Ma la bella mostra zurighese non si ferma qui: alla teoria del sublime, come noto, il Romanticismo figurativo affianca con forza anche quella del pittoresco nonché la fascinazione continua degli aspetti storici e mitici come luogo privilegiato delle emozioni, della nostalgia anche in un senso politico che, in piena Restaurazione, impone un’opera morale ricolma e nutrita di spiriti libertari. Così questo viaggio nel turbinio romantico non è fatto soltanto di montuosi paesaggi sublimi o navi drammaticamente in fiamme su mari in tempesta, non ci sono soltanto dirupi e ghiacciai o ponti del diavolo di orrida meraviglia. La mostra tematizza anche alcuni argomenti che innervano quella stagione, a partire dalla ossianica trasposizione pittorica dei grandi poemi epici del Romaticismo (come il byroniano Manfred) o il profondo legame che anche gli artisti elvetici ebbero con alcune «scuole romantiche» ( su tutte il germanico e ribollente «circolo di Jena») in una osmosi gravida di effetti e di conseguenze anche a lungo termine.
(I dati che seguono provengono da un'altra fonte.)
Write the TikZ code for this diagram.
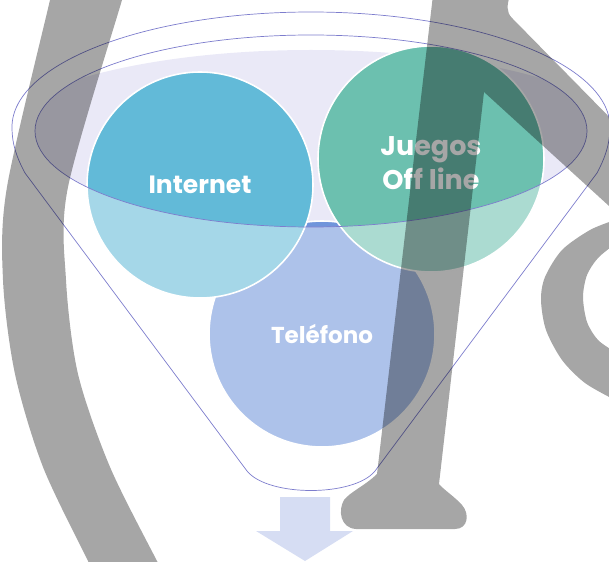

Un capitolo a parte è (anche spazialmente) dedicato all’attenzione che complice il rituale Grand Tour o l’inevitabile «viaggio a Roma» gli artisti svizzeri ebbero per le sirene del Sud e per l’Italia anche negli aspetti più folkloristici o nelle sue estetizzanti ma idealizzate manifestazioni «romantiche»; come nel caso del brigantaggio o ancora nella peculiare vicenda romana del movimento quasi iniziatico e neocatecumenale dei Nazareni in cui tanta parte ebbero alcuni giovani pittori svizzeri. E un viaggio è in definitiva e anche quello che si propone al visitatore del Kunsthaus. Un viaggio in un modo di concepire emotivamente la cultura umana che segnò almeno mezzo secolo delle vicende europee di cui viene finalmente riconosciuta anche l’importanza e la specificità dell’impronta svizzera.